Governance should cover tenant provisioning, role-based access, integration policies, service template versioning, and approval logic for commercial exceptions. Without these controls, firms often end up with automation sprawl: dozens of inconsistent workflows that are difficult to maintain and impossible to report on consistently.
From a platform engineering perspective, firms should treat automation assets as managed products. That means testing workflows before release, monitoring failure rates, documenting dependencies, and maintaining rollback procedures. Operational resilience depends on disciplined change management, not just low-code speed.
Tactic 7: Enable partner and reseller delivery at scale
Many professional services organizations scale through affiliates, implementation partners, regional operators, or white-label delivery models. In these environments, platform automation must support external participants without sacrificing governance, brand consistency, or financial control.
A governed partner operating model can provide standardized onboarding, service playbooks, embedded ERP billing rules, and shared reporting while preserving tenant isolation. This is where OEM ERP ecosystem thinking becomes valuable. The platform should not only support internal teams; it should enable a broader delivery network to operate with consistent controls and measurable performance.
For example, a software company with a services arm may allow certified partners to deliver implementation packages under a white-label model. Platform automation can provision partner workspaces, enforce milestone reporting, route escalations, and reconcile revenue shares automatically. That improves partner scalability while protecting customer experience.
Executive recommendations for modernization leaders
First, define the target operating model before selecting automation tools. Firms that automate broken handoffs simply accelerate inconsistency. Second, prioritize workflows that affect revenue quality: onboarding, staffing, billing, renewals, and executive visibility. Third, connect delivery automation to embedded ERP and customer lifecycle systems so operational decisions reflect financial reality.

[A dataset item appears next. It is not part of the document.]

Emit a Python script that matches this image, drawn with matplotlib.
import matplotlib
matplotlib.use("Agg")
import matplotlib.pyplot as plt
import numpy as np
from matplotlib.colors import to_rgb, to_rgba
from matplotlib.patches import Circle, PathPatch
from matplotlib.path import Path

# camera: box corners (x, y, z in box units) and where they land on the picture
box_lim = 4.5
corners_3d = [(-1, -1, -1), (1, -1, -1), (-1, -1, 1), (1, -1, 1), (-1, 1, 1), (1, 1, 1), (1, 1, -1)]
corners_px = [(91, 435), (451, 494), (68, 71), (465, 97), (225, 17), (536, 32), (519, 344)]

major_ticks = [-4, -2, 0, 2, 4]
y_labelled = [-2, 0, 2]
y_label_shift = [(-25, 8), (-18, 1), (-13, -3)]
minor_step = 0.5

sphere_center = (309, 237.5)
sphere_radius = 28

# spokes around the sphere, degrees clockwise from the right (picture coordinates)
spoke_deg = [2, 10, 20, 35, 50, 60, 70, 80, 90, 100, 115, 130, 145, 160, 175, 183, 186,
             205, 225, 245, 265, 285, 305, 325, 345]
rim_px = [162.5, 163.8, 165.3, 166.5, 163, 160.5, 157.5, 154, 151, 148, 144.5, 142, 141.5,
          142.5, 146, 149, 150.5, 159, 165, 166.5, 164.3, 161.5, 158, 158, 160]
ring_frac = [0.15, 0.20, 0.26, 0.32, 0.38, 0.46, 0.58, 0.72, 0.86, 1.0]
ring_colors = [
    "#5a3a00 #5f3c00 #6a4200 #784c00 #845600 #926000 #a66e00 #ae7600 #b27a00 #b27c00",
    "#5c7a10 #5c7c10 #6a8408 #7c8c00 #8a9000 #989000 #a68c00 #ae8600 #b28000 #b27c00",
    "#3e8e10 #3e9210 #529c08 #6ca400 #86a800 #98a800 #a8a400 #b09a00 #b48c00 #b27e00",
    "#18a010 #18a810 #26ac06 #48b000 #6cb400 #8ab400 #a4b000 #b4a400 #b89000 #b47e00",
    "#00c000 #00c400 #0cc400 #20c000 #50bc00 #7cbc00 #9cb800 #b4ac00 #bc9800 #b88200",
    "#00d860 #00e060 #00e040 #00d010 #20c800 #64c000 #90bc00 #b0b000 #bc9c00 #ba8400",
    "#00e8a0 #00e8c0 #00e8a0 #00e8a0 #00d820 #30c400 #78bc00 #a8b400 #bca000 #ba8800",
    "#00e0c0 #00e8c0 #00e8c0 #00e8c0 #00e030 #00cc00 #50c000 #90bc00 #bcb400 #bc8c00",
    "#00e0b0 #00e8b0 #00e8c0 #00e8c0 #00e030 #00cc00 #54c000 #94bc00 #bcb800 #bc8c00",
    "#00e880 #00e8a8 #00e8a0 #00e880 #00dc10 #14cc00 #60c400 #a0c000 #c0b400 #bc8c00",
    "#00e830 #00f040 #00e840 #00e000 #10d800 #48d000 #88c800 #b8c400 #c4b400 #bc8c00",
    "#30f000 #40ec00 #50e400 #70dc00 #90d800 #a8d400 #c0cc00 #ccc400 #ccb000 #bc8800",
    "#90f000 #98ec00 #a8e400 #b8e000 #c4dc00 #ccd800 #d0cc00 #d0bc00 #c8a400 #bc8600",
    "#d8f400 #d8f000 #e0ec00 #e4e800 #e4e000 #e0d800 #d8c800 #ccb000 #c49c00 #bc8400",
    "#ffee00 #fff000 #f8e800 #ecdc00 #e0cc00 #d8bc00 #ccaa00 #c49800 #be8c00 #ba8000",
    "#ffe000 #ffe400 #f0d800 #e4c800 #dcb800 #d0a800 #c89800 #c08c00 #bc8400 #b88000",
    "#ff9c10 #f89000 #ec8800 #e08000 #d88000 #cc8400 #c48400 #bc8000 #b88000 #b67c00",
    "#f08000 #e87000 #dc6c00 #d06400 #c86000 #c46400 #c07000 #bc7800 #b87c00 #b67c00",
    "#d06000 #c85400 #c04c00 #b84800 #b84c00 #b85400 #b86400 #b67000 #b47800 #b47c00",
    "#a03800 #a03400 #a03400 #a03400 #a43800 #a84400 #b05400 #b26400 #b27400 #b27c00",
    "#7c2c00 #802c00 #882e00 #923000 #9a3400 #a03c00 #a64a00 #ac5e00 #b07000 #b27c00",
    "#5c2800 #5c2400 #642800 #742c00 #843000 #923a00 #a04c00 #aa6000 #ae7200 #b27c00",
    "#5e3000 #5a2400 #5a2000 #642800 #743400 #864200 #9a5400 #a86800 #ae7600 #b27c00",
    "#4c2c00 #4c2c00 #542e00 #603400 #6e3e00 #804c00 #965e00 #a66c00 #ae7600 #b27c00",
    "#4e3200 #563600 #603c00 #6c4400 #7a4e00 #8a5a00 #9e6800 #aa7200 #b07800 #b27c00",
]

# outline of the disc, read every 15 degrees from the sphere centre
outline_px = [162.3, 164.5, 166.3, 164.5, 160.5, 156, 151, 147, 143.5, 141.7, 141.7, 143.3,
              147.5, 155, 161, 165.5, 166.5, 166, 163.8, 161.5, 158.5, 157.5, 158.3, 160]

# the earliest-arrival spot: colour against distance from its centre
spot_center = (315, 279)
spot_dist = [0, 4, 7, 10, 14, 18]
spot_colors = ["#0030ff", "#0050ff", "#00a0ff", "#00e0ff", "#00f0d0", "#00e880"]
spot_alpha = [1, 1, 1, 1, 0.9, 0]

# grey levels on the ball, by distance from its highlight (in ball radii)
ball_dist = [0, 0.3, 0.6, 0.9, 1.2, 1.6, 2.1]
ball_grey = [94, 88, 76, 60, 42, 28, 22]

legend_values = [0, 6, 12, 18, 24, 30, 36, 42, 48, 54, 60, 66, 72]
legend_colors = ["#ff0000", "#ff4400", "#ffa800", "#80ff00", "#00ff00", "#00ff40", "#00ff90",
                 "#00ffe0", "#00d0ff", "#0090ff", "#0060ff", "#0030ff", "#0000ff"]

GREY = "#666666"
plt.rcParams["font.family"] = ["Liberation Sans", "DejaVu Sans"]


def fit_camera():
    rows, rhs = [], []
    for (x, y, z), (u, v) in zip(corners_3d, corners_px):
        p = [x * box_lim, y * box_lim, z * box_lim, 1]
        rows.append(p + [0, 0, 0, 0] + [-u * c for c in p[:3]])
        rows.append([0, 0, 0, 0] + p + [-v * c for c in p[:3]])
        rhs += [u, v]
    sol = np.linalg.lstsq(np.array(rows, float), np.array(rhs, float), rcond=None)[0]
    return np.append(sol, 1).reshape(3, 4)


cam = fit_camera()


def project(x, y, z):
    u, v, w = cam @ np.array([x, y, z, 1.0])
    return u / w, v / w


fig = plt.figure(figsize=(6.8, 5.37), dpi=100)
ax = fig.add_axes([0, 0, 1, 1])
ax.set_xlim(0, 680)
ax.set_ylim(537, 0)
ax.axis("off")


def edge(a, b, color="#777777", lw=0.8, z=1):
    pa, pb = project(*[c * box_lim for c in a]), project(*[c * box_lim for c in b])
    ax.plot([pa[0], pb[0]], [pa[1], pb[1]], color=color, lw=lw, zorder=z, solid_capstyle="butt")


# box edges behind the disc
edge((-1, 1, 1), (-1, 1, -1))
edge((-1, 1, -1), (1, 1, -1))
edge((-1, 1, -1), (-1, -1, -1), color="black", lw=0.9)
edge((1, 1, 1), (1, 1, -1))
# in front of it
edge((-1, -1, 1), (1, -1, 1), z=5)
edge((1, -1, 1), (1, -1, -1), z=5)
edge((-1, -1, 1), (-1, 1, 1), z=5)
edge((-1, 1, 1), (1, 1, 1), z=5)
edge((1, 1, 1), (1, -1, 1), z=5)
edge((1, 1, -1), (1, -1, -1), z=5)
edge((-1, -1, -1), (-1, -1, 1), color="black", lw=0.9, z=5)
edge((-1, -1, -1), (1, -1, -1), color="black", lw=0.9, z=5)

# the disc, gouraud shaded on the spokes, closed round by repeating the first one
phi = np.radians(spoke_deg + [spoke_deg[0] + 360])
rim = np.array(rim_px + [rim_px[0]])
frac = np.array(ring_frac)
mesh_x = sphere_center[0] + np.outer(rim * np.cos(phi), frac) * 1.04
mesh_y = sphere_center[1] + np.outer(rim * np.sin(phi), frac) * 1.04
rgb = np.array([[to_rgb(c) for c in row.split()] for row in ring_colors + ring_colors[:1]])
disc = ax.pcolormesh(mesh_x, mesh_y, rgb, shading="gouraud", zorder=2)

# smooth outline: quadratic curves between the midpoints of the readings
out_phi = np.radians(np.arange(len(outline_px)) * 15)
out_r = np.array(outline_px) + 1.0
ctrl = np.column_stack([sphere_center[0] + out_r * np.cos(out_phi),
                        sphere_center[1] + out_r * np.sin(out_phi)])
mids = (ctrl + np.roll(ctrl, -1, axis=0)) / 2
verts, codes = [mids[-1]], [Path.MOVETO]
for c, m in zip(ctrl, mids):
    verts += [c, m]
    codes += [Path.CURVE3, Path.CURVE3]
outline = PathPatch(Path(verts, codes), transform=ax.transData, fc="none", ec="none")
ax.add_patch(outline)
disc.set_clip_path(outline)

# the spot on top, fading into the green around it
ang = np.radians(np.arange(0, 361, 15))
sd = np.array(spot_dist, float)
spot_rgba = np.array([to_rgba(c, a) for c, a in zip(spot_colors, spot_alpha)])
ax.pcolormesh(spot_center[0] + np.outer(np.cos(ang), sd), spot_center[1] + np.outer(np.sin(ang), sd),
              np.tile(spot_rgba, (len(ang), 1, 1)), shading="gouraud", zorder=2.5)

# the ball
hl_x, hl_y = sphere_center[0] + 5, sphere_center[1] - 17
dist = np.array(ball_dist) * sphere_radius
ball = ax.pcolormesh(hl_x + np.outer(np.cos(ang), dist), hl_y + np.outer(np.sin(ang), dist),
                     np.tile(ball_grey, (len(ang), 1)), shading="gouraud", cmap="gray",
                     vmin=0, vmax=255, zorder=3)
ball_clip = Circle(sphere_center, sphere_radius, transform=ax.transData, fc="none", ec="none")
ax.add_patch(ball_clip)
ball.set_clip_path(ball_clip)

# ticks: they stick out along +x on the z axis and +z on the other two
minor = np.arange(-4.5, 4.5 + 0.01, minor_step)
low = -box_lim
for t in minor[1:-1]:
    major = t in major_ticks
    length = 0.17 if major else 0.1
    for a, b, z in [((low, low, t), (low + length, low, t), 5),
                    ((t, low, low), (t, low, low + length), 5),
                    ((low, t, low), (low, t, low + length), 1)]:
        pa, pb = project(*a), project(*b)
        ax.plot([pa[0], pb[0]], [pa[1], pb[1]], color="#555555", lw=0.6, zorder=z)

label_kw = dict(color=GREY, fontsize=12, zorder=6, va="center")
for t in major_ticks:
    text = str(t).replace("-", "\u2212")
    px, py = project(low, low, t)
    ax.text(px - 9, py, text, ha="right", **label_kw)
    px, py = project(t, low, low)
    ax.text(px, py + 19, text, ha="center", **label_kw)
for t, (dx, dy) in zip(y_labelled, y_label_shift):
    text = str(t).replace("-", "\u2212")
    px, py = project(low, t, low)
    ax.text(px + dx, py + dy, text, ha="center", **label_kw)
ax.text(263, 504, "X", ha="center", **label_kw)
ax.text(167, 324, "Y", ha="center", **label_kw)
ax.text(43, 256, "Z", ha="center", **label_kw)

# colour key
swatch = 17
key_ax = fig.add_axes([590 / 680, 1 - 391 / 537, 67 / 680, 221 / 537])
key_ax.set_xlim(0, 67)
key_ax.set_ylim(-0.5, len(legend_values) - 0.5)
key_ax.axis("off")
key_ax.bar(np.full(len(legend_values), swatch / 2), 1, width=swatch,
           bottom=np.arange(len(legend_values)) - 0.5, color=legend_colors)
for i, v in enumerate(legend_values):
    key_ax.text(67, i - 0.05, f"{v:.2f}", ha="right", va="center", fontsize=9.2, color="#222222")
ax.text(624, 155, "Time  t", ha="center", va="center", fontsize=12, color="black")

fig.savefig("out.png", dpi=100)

Fourth, adopt multi-tenant architecture principles if the business serves multiple client environments, brands, or partners. Fifth, establish platform governance early, especially around workflow ownership, data standards, and exception management. Finally, measure ROI through cycle time reduction, utilization improvement, billing accuracy, renewal performance, and lower administrative overhead rather than through automation volume alone.
The firms that scale delivery most effectively are not those with the most tools. They are the ones that build connected business systems where platform automation, embedded ERP, subscription operations, and governance work together as recurring revenue infrastructure. That is the foundation for resilient growth in modern professional services.